The world's leading central banks jointly announced new action to try to keep U.S. dollars flowing easily through the global banking system, returning to a strategy used extensively in past crises.
Driving the news: The Federal Reserve, along with the European Central Bank, Bank of England, Bank of Canada, Bank of Japan, and Swiss National Bank, with their Sunday evening (U.S. time) aimed to make dollar swap lines more readily available.
- It comes after Swiss bank UBS took over its rival Credit Suisse with substantial financial guarantees from the Swiss government and its central bank earlier Sunday.
- It is a sign of the severity of the risk global central banks see from the series of strains in the banking system worldwide since Silicon Valley Bank failed nine days ago.

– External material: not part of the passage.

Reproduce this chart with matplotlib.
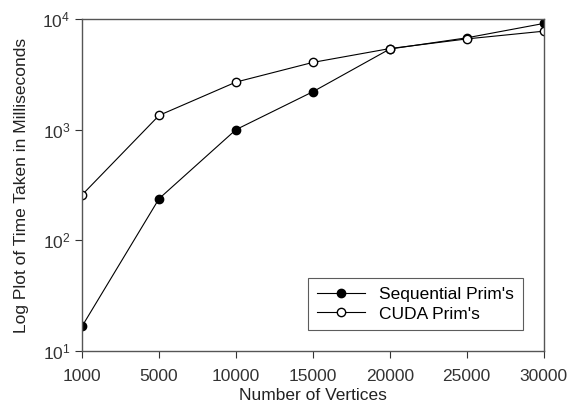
import numpy as np
import matplotlib.pyplot as plt

plt.rcParams['font.family'] = ['Liberation Sans', 'DejaVu Sans']

vertices = ["1000", "5000", "10000", "15000", "20000", "25000", "30000"]
sequential = [16.8, 238, 1000, 2200, 5350, 6750, 9100]
cuda = [258, 1345, 2690, 4050, 5400, 6600, 7750]

fig = plt.figure(figsize=(5.87, 4.12), dpi=100)
ax = fig.add_axes([0.14, 0.148, 0.786, 0.806])

x = np.arange(len(vertices))
ax.plot(x, sequential, '-o', color='black', lw=0.8, ms=6,
        mfc='black', mec='black', label="Sequential Prim's")
ax.plot(x, cuda, '-o', color='black', lw=0.8, ms=6,
        mfc='white', mec='black', label="CUDA Prim's")

ax.set_yscale('log')
ax.set_ylim(10, 1e4)
ax.set_xlim(x[0], x[-1])
ax.set_xticks(x)
ax.set_xticklabels(vertices)
ax.minorticks_off()
ax.tick_params(direction='out', length=5, width=0.8, labelsize=12.5, colors='#333333')
ax.tick_params(axis='x', pad=8)
for s in ax.spines.values():
    s.set_color('#555555')
    s.set_linewidth(1.0)

ax.set_xlabel("Number of Vertices", fontsize=12.5, labelpad=3, color='#222222')
ax.set_ylabel("Log Plot of Time Taken in Milliseconds", fontsize=12.5, labelpad=10, color='#222222')

leg = ax.legend(loc='lower right', fontsize=12.5, frameon=True, fancybox=False,
                edgecolor='#333333', borderaxespad=1.2, handlelength=2.8,
                borderpad=0.5, labelspacing=0.25, handletextpad=0.8)
leg.get_frame().set_linewidth(0.8)

fig.savefig("out.png", dpi=100)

Between the lines: In times of financial stress, global banks often become more reluctant to lend dollars to each other, creating additional tightening of global credit.
- Swap lines, used extensively in the 2008 global financial crisis and again in the early days of the pandemic in 2020, allow overseas central banks to access dollars direct from the Fed, and in turn, make dollar loans to their domestic banks.
- It places the Fed in a role, in effect, as a global lender of last resort.
The swap lines are now part of a standing liquidity arrangement between leading central banks, but the announcement Sunday is aimed at increasing their effectiveness by making the liquidity available daily instead of weekly.